─── Source excerpt ───

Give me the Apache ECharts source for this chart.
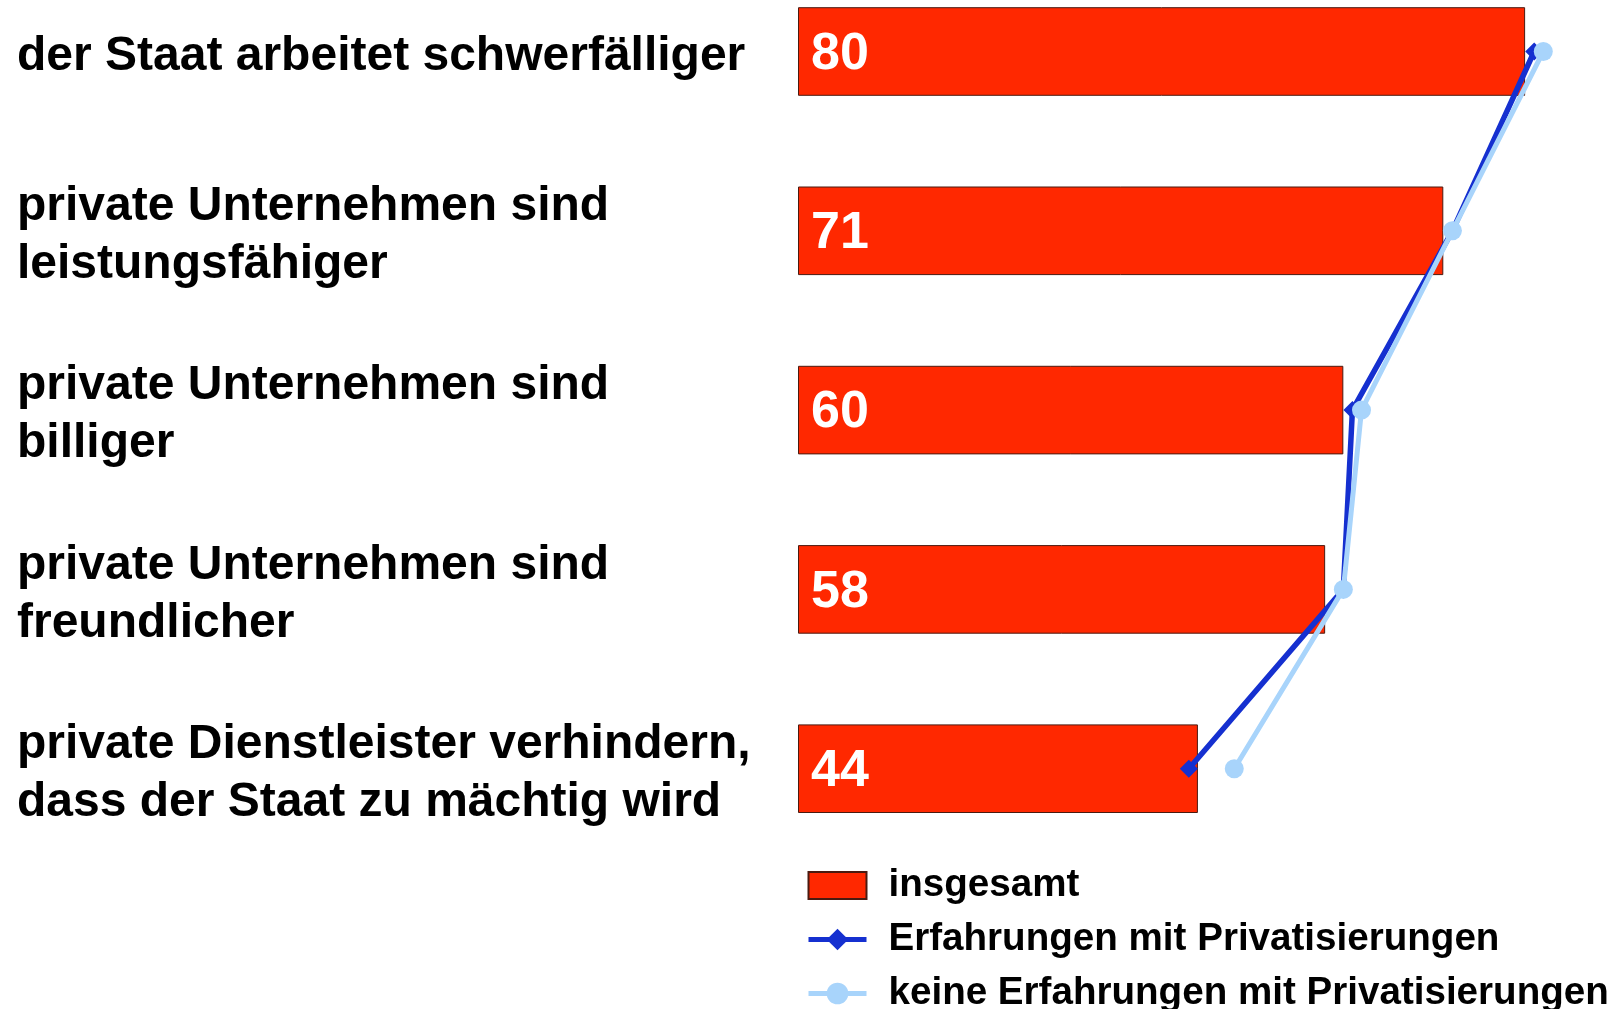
<!DOCTYPE html>
<html>
<head>
<meta charset="utf-8">
<script src="https://cdn.jsdelivr.net/npm/echarts@6/dist/echarts.min.js"></script>
<style>
  html, body { margin: 0; padding: 0; background: #fff; }
  #chart { width: 1616px; height: 1009px; }
</style>
</head>
<body>
<div id="chart"></div>
<script>
// Aussagen (von oben nach unten)
const categories = [
  "der Staat arbeitet schwerfälliger",
  "private Unternehmen sind\nleistungsfähiger",
  "private Unternehmen sind\nbilliger",
  "private Unternehmen sind\nfreundlicher",
  "private Dienstleister verhindern,\ndass der Staat zu mächtig wird"
];
const insgesamt = [80, 71, 60, 58, 44];
const mitErfahrung = [81, 72, 61, 60, 43];
const ohneErfahrung = [82, 72, 62, 60, 48];

const FONT = "'Liberation Sans', Arial, sans-serif";

var myChart = echarts.init(document.getElementById("chart"));
myChart.setOption({
  animation: false,
  // Kategorien liegen auf den Ticks (boundaryGap false), erste Mitte bei y=51.5
  grid: {
    left: 798,
    top: 51.5,
    width: 818,
    height: 717.2,
    containLabel: false,
  },
  xAxis: {
    type: "value",
    min: 0,
    max: 90,
    show: false,
  },
  yAxis: {
    type: "category",
    inverse: true,
    boundaryGap: false,
    data: categories,
    axisLine: { show: false },
    axisTick: { show: false },
    splitLine: { show: false },
    axisLabel: {
      margin: 781,
      align: "left",
      verticalAlign: "middle",
      formatter: (v) => v.split("\n").map((s) => "{t|" + s + "}").join("\n"),
      rich: {
        t: {
          fontFamily: FONT,
          fontWeight: "bold",
          fontSize: 48,
          lineHeight: 58,
          verticalAlign: "bottom",
          color: "#000",
        },
      },
    },
  },
  legend: {
    orient: "vertical",
    left: 806,
    top: 866,
    height: 200,
    padding: 0,
    itemWidth: 58,
    itemHeight: 27,
    itemGap: 15,
    textStyle: {
      fontFamily: FONT,
      fontWeight: "bold",
      fontSize: 38.6,
      color: "#000",
      padding: [0, 0, 0, 17],
    },
    data: [
      { name: "insgesamt", icon: "rect" },
      { name: "Erfahrungen mit Privatisierungen", lineStyle: { width: 5 } },
      { name: "keine Erfahrungen mit Privatisierungen", lineStyle: { width: 5 } },
    ],
  },
  series: [
    {
      name: "insgesamt",
      type: "bar",
      data: insgesamt,
      barWidth: 88.6,
      clip: false,
      itemStyle: {
        color: "#ff2800",
        borderColor: "#4a1a10",
        borderWidth: 1,
      },
      label: {
        show: true,
        position: "insideLeft",
        distance: 13,
        offset: [0, 3],
        color: "#fff",
        fontFamily: FONT,
        fontWeight: "bold",
        fontSize: 52,
      },
    },
    {
      name: "Erfahrungen mit Privatisierungen",
      type: "line",
      data: mitErfahrung,
      clip: false,
      symbol: "diamond",
      symbolSize: 18,
      lineStyle: { color: "#1530d0", width: 5.5 },
      itemStyle: { color: "#1530d0" },
      z: 3,
    },
    {
      name: "keine Erfahrungen mit Privatisierungen",
      type: "line",
      data: ohneErfahrung,
      clip: false,
      symbol: "circle",
      symbolSize: 19,
      lineStyle: { color: "#a8d4fb", width: 5 },
      itemStyle: { color: "#a8d4fb" },
      z: 4,
    },
  ],
});
</script>
</body>
</html>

───

» What is expected
Write out the material above once more, exactly as it reads, with no pictures.

» Output for this exercise
Give me the Apache ECharts source for this chart.
<!DOCTYPE html>
<html>
<head>
<meta charset="utf-8">
<script src="https://cdn.jsdelivr.net/npm/echarts@6/dist/echarts.min.js"></script>
<style>
  html, body { margin: 0; padding: 0; background: #fff; }
  #chart { width: 1616px; height: 1009px; }
</style>
</head>
<body>
<div id="chart"></div>
<script>
// Aussagen (von oben nach unten)
const categories = [
  "der Staat arbeitet schwerfälliger",
  "private Unternehmen sind\nleistungsfähiger",
  "private Unternehmen sind\nbilliger",
  "private Unternehmen sind\nfreundlicher",
  "private Dienstleister verhindern,\ndass der Staat zu mächtig wird"
];
const insgesamt = [80, 71, 60, 58, 44];
const mitErfahrung = [81, 72, 61, 60, 43];
const ohneErfahrung = [82, 72, 62, 60, 48];

const FONT = "'Liberation Sans', Arial, sans-serif";

var myChart = echarts.init(document.getElementById("chart"));
myChart.setOption({
  animation: false,
  // Kategorien liegen auf den Ticks (boundaryGap false), erste Mitte bei y=51.5
  grid: {
    left: 798,
    top: 51.5,
    width: 818,
    height: 717.2,
    containLabel: false,
  },
  xAxis: {
    type: "value",
    min: 0,
    max: 90,
    show: false,
  },
  yAxis: {
    type: "category",
    inverse: true,
    boundaryGap: false,
    data: categories,
    axisLine: { show: false },
    axisTick: { show: false },
    splitLine: { show: false },
    axisLabel: {
      margin: 781,
      align: "left",
      verticalAlign: "middle",
      formatter: (v) => v.split("\n").map((s) => "{t|" + s + "}").join("\n"),
      rich: {
        t: {
          fontFamily: FONT,
          fontWeight: "bold",
          fontSize: 48,
          lineHeight: 58,
          verticalAlign: "bottom",
          color: "#000",
        },
      },
    },
  },
  legend: {
    orient: "vertical",
    left: 806,
    top: 866,
    height: 200,
    padding: 0,
    itemWidth: 58,
    itemHeight: 27,
    itemGap: 15,
    textStyle: {
      fontFamily: FONT,
      fontWeight: "bold",
      fontSize: 38.6,
      color: "#000",
      padding: [0, 0, 0, 17],
    },
    data: [
      { name: "insgesamt", icon: "rect" },
      { name: "Erfahrungen mit Privatisierungen", lineStyle: { width: 5 } },
      { name: "keine Erfahrungen mit Privatisierungen", lineStyle: { width: 5 } },
    ],
  },
  series: [
    {
      name: "insgesamt",
      type: "bar",
      data: insgesamt,
      barWidth: 88.6,
      clip: false,
      itemStyle: {
        color: "#ff2800",
        borderColor: "#4a1a10",
        borderWidth: 1,
      },
      label: {
        show: true,
        position: "insideLeft",
        distance: 13,
        offset: [0, 3],
        color: "#fff",
        fontFamily: FONT,
        fontWeight: "bold",
        fontSize: 52,
      },
    },
    {
      name: "Erfahrungen mit Privatisierungen",
      type: "line",
      data: mitErfahrung,
      clip: false,
      symbol: "diamond",
      symbolSize: 18,
      lineStyle: { color: "#1530d0", width: 5.5 },
      itemStyle: { color: "#1530d0" },
      z: 3,
    },
    {
      name: "keine Erfahrungen mit Privatisierungen",
      type: "line",
      data: ohneErfahrung,
      clip: false,
      symbol: "circle",
      symbolSize: 19,
      lineStyle: { color: "#a8d4fb", width: 5 },
      itemStyle: { color: "#a8d4fb" },
      z: 4,
    },
  ],
});
</script>
</body>
</html>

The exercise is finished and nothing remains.